## [DATA PROVIDED]
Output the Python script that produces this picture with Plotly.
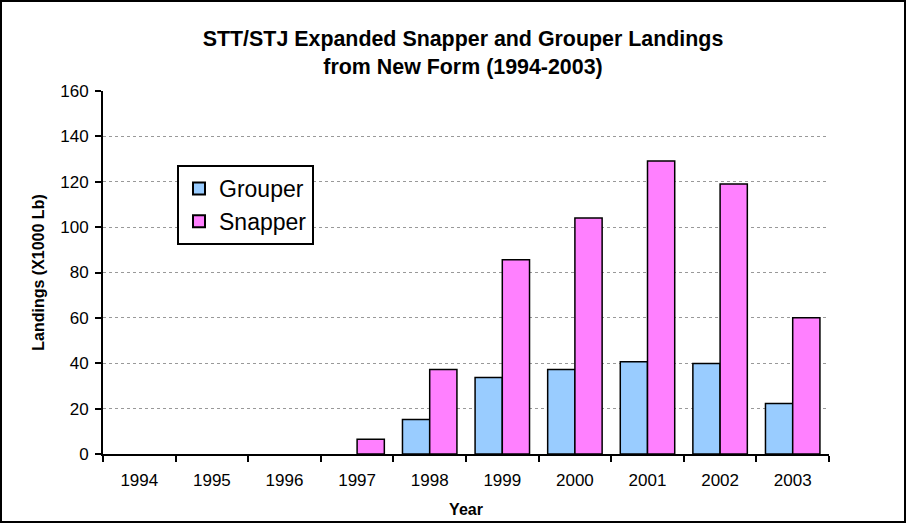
import plotly.graph_objects as go

years = ["1994", "1995", "1996", "1997", "1998", "1999", "2000", "2001", "2002", "2003"]
grouper = [0, 0, 0, 0, 15.2, 33.7, 37.2, 40.7, 39.9, 22.3]
snapper = [0, 0, 0, 6.5, 37.2, 85.6, 104.0, 129.2, 119.0, 60.1]
y_ticks = [0, 20, 40, 60, 80, 100, 120, 140, 160]

W, H = 906, 523
L, R, T, B = 103, 77, 91, 69
pw, ph = W - L - R, H - T - B
FONT = "Liberation Sans, Arial, sans-serif"


def outline(vals):
    return [1.5 if v > 0 else 0 for v in vals]


fig = go.Figure()
fig.add_trace(go.Bar(x=years, y=grouper, name="Grouper",
                     marker=dict(color="#99CCFF", line=dict(color="black", width=outline(grouper)))))
fig.add_trace(go.Bar(x=years, y=snapper, name="Snapper",
                     marker=dict(color="#FF80FF", line=dict(color="black", width=outline(snapper)))))

fig.update_layout(
    width=W, height=H,
    margin=dict(l=L, r=R, t=T, b=B, autoexpand=False),
    paper_bgcolor="white", plot_bgcolor="white",
    barmode="group", bargap=0.25, bargroupgap=0,
    font=dict(family=FONT, color="black", size=17),
    title=dict(text="<b>STT/STJ Expanded Snapper and Grouper Landings<br>from New Form (1994-2003)</b>",
               x=463 / W, xref="container", xanchor="center", y=(523 - 46) / 523, yanchor="middle",
               font=dict(size=21.4)),
    xaxis=dict(title=dict(text="<b>Year</b>", standoff=14, font=dict(size=16)), automargin=False,
               showline=True, linecolor="black", linewidth=2,
               ticks="outside", tickson="boundaries", ticklen=6, tickcolor="black", tickwidth=2,
               tickfont=dict(size=17), ticklabelstandoff=10),
    yaxis=dict(title=dict(text="<b>Landings (X1000 Lb)</b>", standoff=12, font=dict(size=16)),
               automargin=False,
               range=[0, 160], tickvals=y_ticks, showline=True, linecolor="black", linewidth=2,
               ticks="outside", ticklen=6, tickcolor="black", tickwidth=2,
               showgrid=True, gridcolor="#999999", griddash="dot", gridwidth=1,
               zeroline=False, tickfont=dict(size=17), ticklabelstandoff=3),
    legend=dict(x=(177 - L) / pw, y=(T + ph - 165) / ph, xanchor="left", yanchor="top",
                bordercolor="black", borderwidth=2, bgcolor="white",
                font=dict(size=23), itemsizing="constant", itemwidth=30),
    shapes=[dict(type="rect", xref="paper", yref="paper",
                 x0=(1 - L) / pw, x1=(905 - L) / pw,
                 y0=(T + ph - 522) / ph, y1=(T + ph - 1) / ph,
                 line=dict(color="black", width=2), fillcolor="rgba(0,0,0,0)", layer="below")],
)

fig.write_html("out.html", config={"displayModeBar": False},
               post_script="document.body.style.margin='0';document.body.style.overflow='hidden';")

## [PROBLEM]
Write out the full listing verbatim, excluding its pictures.

## [FINAL RESULT]
Output the Python script that produces this picture with Plotly.
import plotly.graph_objects as go

years = ["1994", "1995", "1996", "1997", "1998", "1999", "2000", "2001", "2002", "2003"]
grouper = [0, 0, 0, 0, 15.2, 33.7, 37.2, 40.7, 39.9, 22.3]
snapper = [0, 0, 0, 6.5, 37.2, 85.6, 104.0, 129.2, 119.0, 60.1]
y_ticks = [0, 20, 40, 60, 80, 100, 120, 140, 160]

W, H = 906, 523
L, R, T, B = 103, 77, 91, 69
pw, ph = W - L - R, H - T - B
FONT = "Liberation Sans, Arial, sans-serif"


def outline(vals):
    return [1.5 if v > 0 else 0 for v in vals]


fig = go.Figure()
fig.add_trace(go.Bar(x=years, y=grouper, name="Grouper",
                     marker=dict(color="#99CCFF", line=dict(color="black", width=outline(grouper)))))
fig.add_trace(go.Bar(x=years, y=snapper, name="Snapper",
                     marker=dict(color="#FF80FF", line=dict(color="black", width=outline(snapper)))))

fig.update_layout(
    width=W, height=H,
    margin=dict(l=L, r=R, t=T, b=B, autoexpand=False),
    paper_bgcolor="white", plot_bgcolor="white",
    barmode="group", bargap=0.25, bargroupgap=0,
    font=dict(family=FONT, color="black", size=17),
    title=dict(text="<b>STT/STJ Expanded Snapper and Grouper Landings<br>from New Form (1994-2003)</b>",
               x=463 / W, xref="container", xanchor="center", y=(523 - 46) / 523, yanchor="middle",
               font=dict(size=21.4)),
    xaxis=dict(title=dict(text="<b>Year</b>", standoff=14, font=dict(size=16)), automargin=False,
               showline=True, linecolor="black", linewidth=2,
               ticks="outside", tickson="boundaries", ticklen=6, tickcolor="black", tickwidth=2,
               tickfont=dict(size=17), ticklabelstandoff=10),
    yaxis=dict(title=dict(text="<b>Landings (X1000 Lb)</b>", standoff=12, font=dict(size=16)),
               automargin=False,
               range=[0, 160], tickvals=y_ticks, showline=True, linecolor="black", linewidth=2,
               ticks="outside", ticklen=6, tickcolor="black", tickwidth=2,
               showgrid=True, gridcolor="#999999", griddash="dot", gridwidth=1,
               zeroline=False, tickfont=dict(size=17), ticklabelstandoff=3),
    legend=dict(x=(177 - L) / pw, y=(T + ph - 165) / ph, xanchor="left", yanchor="top",
                bordercolor="black", borderwidth=2, bgcolor="white",
                font=dict(size=23), itemsizing="constant", itemwidth=30),
    shapes=[dict(type="rect", xref="paper", yref="paper",
                 x0=(1 - L) / pw, x1=(905 - L) / pw,
                 y0=(T + ph - 522) / ph, y1=(T + ph - 1) / ph,
                 line=dict(color="black", width=2), fillcolor="rgba(0,0,0,0)", layer="below")],
)

fig.write_html("out.html", config={"displayModeBar": False},
               post_script="document.body.style.margin='0';document.body.style.overflow='hidden';")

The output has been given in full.